What’s so complicated about that? A lot more than you might think.
Sen. Mark Begich, D-Alaska, was hoping to get a clearer understanding of what it would take for the two states to do business at a forum he held in Anchorage on Thursday.
Two representatives from Hawaii as well as industry experts weighed in. But once again, it seems that market forces, regulatory hurdles, geography and the lack of infrastructure conspire to keep Alaska’s gas from getting to where it needs to go.
One of the main barriers: Hawaii is not set-up to receive liquefied natural gas. It would have to spend about a half a billion dollars for a dock, a re-gasification plant and other facilities needed to convert LNG into power.
That’s a lot of money to spend, especially when Hawaii has set a goal of having 40 percent of its power supplied by renewable energy. A market that is already small and isolated would shrink even more.
Another issue: the source of the gas.
“It’s got to be Cook Inlet, because it’s available -- and you don’t need an 800-mile pipeline,” says Larry Persily, Alaska’s federal pipeline coordinator.
And while Cook Inlet is enjoying a renaissance of exploration, it is uncertain when there will be enough production to meet Alaska’s needs and sell the surplus to Hawaii. Industry experts at the table were cautiously optimistic about this possibility, but they also said the costs of developing Cook Inlet gas are likely to go up.
Hawaii’s representatives told the group it may be years away from buying Alaska’s LNG.
“Right now it’s hard to say what our best options are until we know what our import facilities are going to look like,” says Bob Isler, manager of Hawaii Electric Company’s generation project development.
Hawaii is under the gun from the Environmental Protection Agencies to convert to cleaner fuels. Isler says his company would likely spend money to meet these new requirements before investing in LNG.
There’s also a problem with the Jone’s Act, a federal law that is almost a hundred years old.
The law would add to the costs of transporting the gas, because it requires that ships moving cargo between any two ports in the United States be built, owned, registered and crewed by U.S. citizens.

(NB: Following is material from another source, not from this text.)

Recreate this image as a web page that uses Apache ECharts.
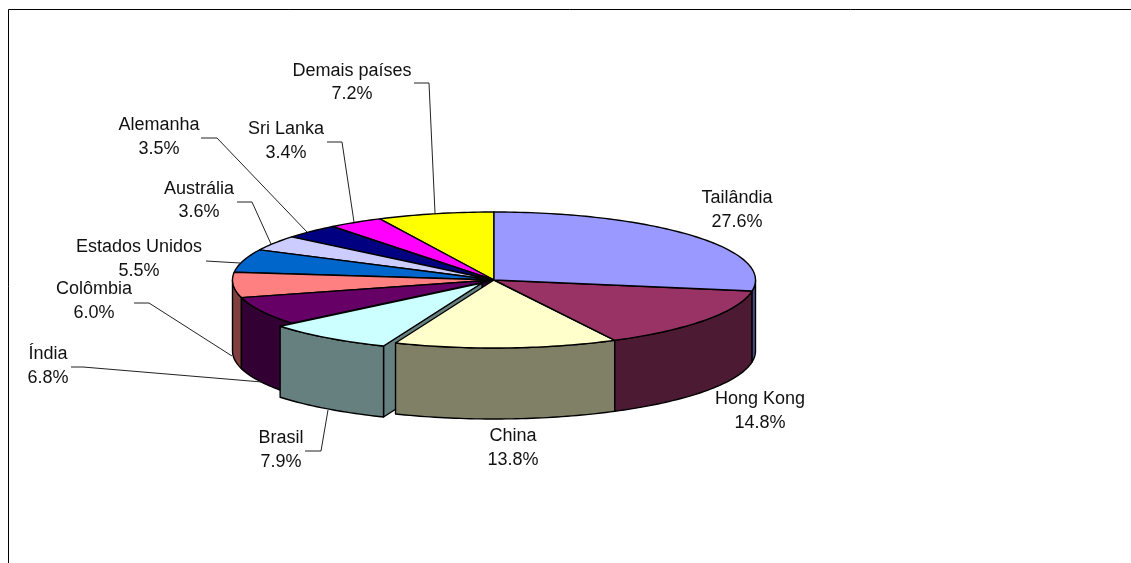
<!DOCTYPE html>
<html>
<head>
<meta charset="utf-8">
<title>Pie</title>
<script src="https://cdn.jsdelivr.net/npm/echarts@6/dist/echarts.min.js"></script>
<style>
html, body { margin: 0; padding: 0; background: #fff; }
#main { width: 1131px; height: 563px; }
</style>
</head>
<body>
<div id="main"></div>
<script>
var countries = ['Tailândia', 'Hong Kong', 'China', 'Brasil', 'Índia', 'Colômbia', 'Estados Unidos', 'Austrália', 'Alemanha', 'Sri Lanka', 'Demais países'];
var shares = [27.6, 14.8, 13.8, 7.9, 6.8, 6.0, 5.5, 3.6, 3.5, 3.4, 7.2];
var topColors = ['#9999FF', '#993366', '#FFFFCC', '#CCFFFF', '#660066', '#FF8080', '#0066CC', '#CCCCFF', '#000080', '#FF00FF', '#FFFF00'];
var wallColors = ['#4D4D80', '#4D1A33', '#808066', '#668080', '#330033', '#804040', '#003366', '#666680', '#000040', '#800080', '#808000'];

// pie geometry
var cx = 494, cy = 280, rx = 261.5, ry = 68, depth = 71;
var explodedIdx = 3, explodeX = -12, explodeY = 3;
// back slices first, exploded one before its front neighbours
var drawOrder = [10, 9, 8, 7, 6, 5, 4, 3, 2, 1, 0];

// label centre x, first line y, second line y
var labelPos = [
	[737, 198, 222], [760, 399, 423], [513, 436, 460], [281, 438, 462],
	[48, 354, 378], [94, 289, 313], [139, 247, 271], [199, 189, 212],
	[159, 125, 149], [286, 129, 153], [352, 71, 94]
];
var leaders = [
	null, null, null,
	[[305, 451], [321, 451], [328, 410]],
	[[71, 367], [83, 367], [262, 382]],
	[[134, 303], [149, 303], [232, 356]],
	[[206, 261], [240, 263]],
	[[237, 202], [252, 202], [271, 244]],
	[[201, 138], [217, 138], [307, 232]],
	[[327, 142], [342, 142], [354, 222]],
	[[414, 83], [429, 83], [435, 213]]
];

var total = 0;
for (var i = 0; i < shares.length; i++) total += shares[i];

var startT = [], cum = 0;
for (var i = 0; i < shares.length; i++) {
	startT.push(cum / total * Math.PI * 2);
	cum += shares[i];
}

function pt(t, ox, oy) {
	return [cx + ox + rx * Math.sin(t), cy + oy - ry * Math.cos(t)];
}

function arcPoints(t1, t2, ox, oy, dy) {
	var pts = [];
	var n = Math.max(2, Math.ceil((t2 - t1) / 0.02));
	for (var k = 0; k <= n; k++) {
		var p = pt(t1 + (t2 - t1) * k / n, ox, oy);
		pts.push([p[0], p[1] + dy]);
	}
	return pts;
}

function poly(points, fill) {
	return {
		type: 'polygon',
		shape: { points: points },
		style: { fill: fill, stroke: '#000', lineWidth: 1.4, lineJoin: 'round' }
	};
}

function renderSlice(params, api) {
	var idx = api.value(0);
	var t1 = startT[idx];
	var t2 = t1 + api.value(1) / total * Math.PI * 2;
	var ox = idx === explodedIdx ? explodeX : 0;
	var oy = idx === explodedIdx ? explodeY : 0;
	var children = [];
	var apex = [cx + ox, cy + oy];
	var front1 = Math.PI / 2, front2 = Math.PI * 1.5;

	// cut faces only show around the exploded slice
	if (idx === explodedIdx || idx === explodedIdx + 1) {
		var c1 = pt(t1, ox, oy);
		children.push(poly([apex, c1, [c1[0], c1[1] + depth], [apex[0], apex[1] + depth]], wallColors[idx]));
	}
	// outer wall, only the front half of the rim
	var w1 = Math.max(t1, front1), w2 = Math.min(t2, front2);
	if (w2 > w1) {
		var upper = arcPoints(w1, w2, ox, oy, 0);
		var lower = arcPoints(w1, w2, ox, oy, depth).reverse();
		children.push(poly(upper.concat(lower), wallColors[idx]));
	}
	// top face
	children.push(poly([apex].concat(arcPoints(t1, t2, ox, oy, 0)), topColors[idx]));
	return { type: 'group', children: children };
}

var sliceData = [];
for (var i = 0; i < drawOrder.length; i++) {
	sliceData.push([drawOrder[i], shares[drawOrder[i]]]);
}

function renderLabel(params, api) {
	var idx = api.value(0);
	var p = labelPos[idx];
	var children = [];
	if (leaders[idx]) {
		children.push({
			type: 'polyline',
			shape: { points: leaders[idx] },
			style: { fill: null, stroke: '#222', lineWidth: 1 }
		});
	}
	var lines = [countries[idx], api.value(1).toFixed(1) + '%'];
	for (var k = 0; k < 2; k++) {
		children.push({
			type: 'text',
			x: p[0],
			y: p[k + 1],
			style: {
				text: lines[k],
				fill: '#111',
				font: '18px "Liberation Sans", Arial, sans-serif',
				align: 'center',
				verticalAlign: 'middle'
			}
		});
	}
	return { type: 'group', children: children };
}

var labelData = [];
for (var i = 0; i < shares.length; i++) labelData.push([i, shares[i]]);

var myChart = echarts.init(document.getElementById('main'), null, { renderer: 'canvas' });
var option = {
	backgroundColor: '#fff',
	animation: false,
	graphic: [{
		type: 'polyline',
		shape: { points: [[8.5, 563], [8.5, 9.5], [1131, 9.5]] },
		style: { fill: null, stroke: '#000', lineWidth: 1 }
	}],
	series: [
		{ type: 'custom', coordinateSystem: 'none', silent: true, renderItem: renderSlice, data: sliceData },
		{ type: 'custom', coordinateSystem: 'none', silent: true, renderItem: renderLabel, data: labelData }
	]
};
myChart.setOption(option);
</script>
</body>
</html>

Although Hawaii has a tropical climate, the two states have a lot in common. Hawaii’s energy picture is a lot like that of Alaska villages. Communities in both states also have some of the highest electricity costs in the nation, mainly because they use diesel fuel for transportation, heat and electricity and wind up paying a lot for the fuel to be delivered to remote locations with small populations.
Up until now, Alaska’s main export to the Aloha state has been its tourists, eager to frolic in the warm waves and sunshine. It looks like that won’t change in the immediate future.

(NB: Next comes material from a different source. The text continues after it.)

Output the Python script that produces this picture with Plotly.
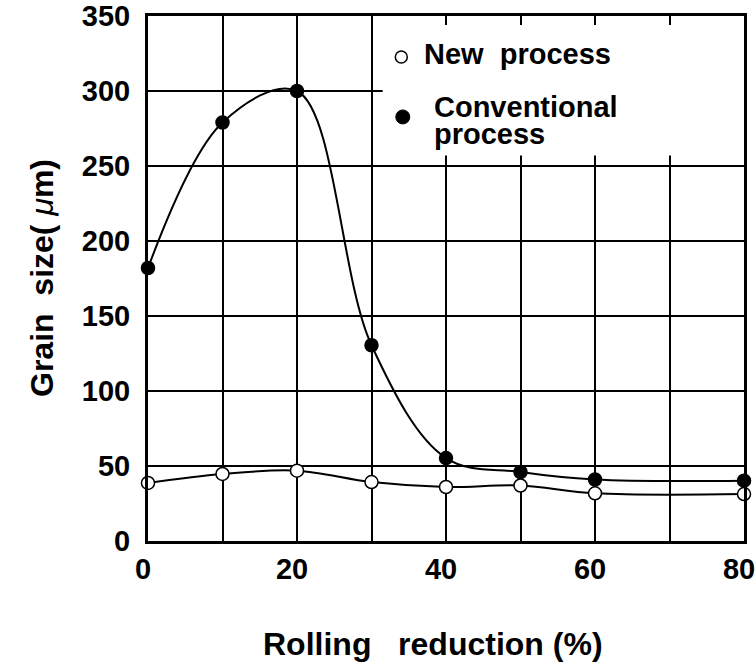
import plotly.graph_objects as go

# ---- data ----
reduction_new = [0, 10, 20, 30, 40, 50, 60, 80]
grain_new = [38.7, 44.7, 46.9, 39.3, 36.0, 37.0, 31.8, 31.3]

reduction_conv = [0, 10, 20, 30, 40, 50, 60, 80]
grain_conv = [182, 279, 300, 130.5, 55.3, 46.0, 41.0, 40.2]

x_tick_vals = [0, 10, 20, 30, 40, 50, 60, 70, 80]
x_tick_text = ["0", "", "20", "", "40", "", "60", "", "80"]
y_tick_vals = [0, 50, 100, 150, 200, 250, 300, 350]
y_tick_text = ["0", "50", "100", "150", "200", "250", "300", "350"]

legend_new = "New  process"
legend_conv_1 = "Conventional"
legend_conv_2 = "process"

FONT = "Liberation Sans"

fig = go.Figure()

fig.add_trace(go.Scatter(
    x=reduction_conv, y=grain_conv, mode="lines+markers",
    line=dict(color="black", width=2, shape="spline", smoothing=1.0),
    marker=dict(symbol="circle", size=13, color="black",
                line=dict(color="black", width=1.5)),
    cliponaxis=False, showlegend=False,
))
fig.add_trace(go.Scatter(
    x=reduction_new, y=grain_new, mode="lines+markers",
    line=dict(color="black", width=2, shape="spline", smoothing=1.0),
    marker=dict(symbol="circle", size=13, color="white",
                line=dict(color="black", width=1.5)),
    cliponaxis=False, showlegend=False,
))

shapes = [
    # white legend area covering the grid
    dict(type="rect", xref="x", yref="y", x0=31.5, x1=80, y0=257, y1=344,
         fillcolor="white", line=dict(width=0), layer="between"),
    # legend symbols
    dict(type="circle", xref="x", yref="y", xsizemode="pixel", ysizemode="pixel",
         xanchor=34.0, yanchor=322.7, x0=-6, x1=6, y0=-6, y1=6,
         fillcolor="white", line=dict(color="black", width=1.5)),
    dict(type="circle", xref="x", yref="y", xsizemode="pixel", ysizemode="pixel",
         xanchor=34.2, yanchor=282.7, x0=-7, x1=7, y0=-7, y1=7,
         fillcolor="black", line=dict(color="black", width=1)),
]

def px_x(p):
    return (p - 148) / 596

def px_y(p):
    return (541 - p) / 525

legend_font = dict(family=FONT, size=29, color="black", weight="bold")
annotations = [
    dict(text=legend_new, xref="paper", yref="paper",
         x=px_x(422), y=px_y(54), xanchor="left", yanchor="middle",
         showarrow=False, font=legend_font),
    dict(text=legend_conv_1, xref="paper", yref="paper",
         x=px_x(432), y=px_y(107), xanchor="left", yanchor="middle",
         showarrow=False, font=legend_font),
    dict(text=legend_conv_2, xref="paper", yref="paper",
         x=px_x(432), y=px_y(134), xanchor="left", yanchor="middle",
         showarrow=False, font=legend_font),
    dict(text="Rolling   reduction (%)", xref="paper", yref="paper",
         x=px_x(433), y=px_y(644), xanchor="center", yanchor="middle",
         showarrow=False, font=dict(family=FONT, size=32, color="black", weight="bold")),
    dict(text="Grain  size( <i style='font-weight:normal'>μ</i>m)", xref="paper", yref="paper",
         x=px_x(42), y=px_y(278), xanchor="center", yanchor="middle",
         textangle=-90, showarrow=False,
         font=dict(family=FONT, size=32, color="black", weight="bold")),
]

tick_font = dict(family=FONT, size=29, color="black", weight="bold")

fig.update_layout(
    width=756, height=666,
    margin=dict(l=148, r=12, t=16, b=125, autoexpand=False),
    paper_bgcolor="white", plot_bgcolor="white",
    shapes=shapes, annotations=annotations,
    xaxis=dict(range=[0, 80], tickvals=x_tick_vals, ticktext=x_tick_text,
               showgrid=True, gridcolor="black", gridwidth=1.5,
               showline=True, linecolor="black", linewidth=3, mirror=True,
               ticks="", zeroline=False, ticklabelshift=-5, automargin=False,
               ticklabeloverflow="allow", tickfont=tick_font),
    yaxis=dict(range=[0, 350], tickvals=y_tick_vals, ticktext=y_tick_text,
               showgrid=True, gridcolor="black", gridwidth=1.5,
               showline=True, linecolor="black", linewidth=3, mirror=True,
               ticks="", zeroline=False, ticklabelstandoff=9, automargin=False,
               tickfont=tick_font),
)

fig.write_html("out.html")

But Bill Popp, CEO of the Anchorage Economic Development Corporation, says that shouldn’t stop the state from marketing its gas.
“Finding like-minded states, like-minded buyers, who have economic interest in reducing their energy costs, I think are a component to a larger strategy that needs to be developed to bring together industrial users, utility users, both within Alaska and outside of Alaska,” said Popp.
Sen. Begich says the congressional delegations of Alaska and Hawaii have been looking for ways to turn the energy struggles of the two states into a win-win. He told the group he’s optimistic about finding ways to get around some of the hurdles.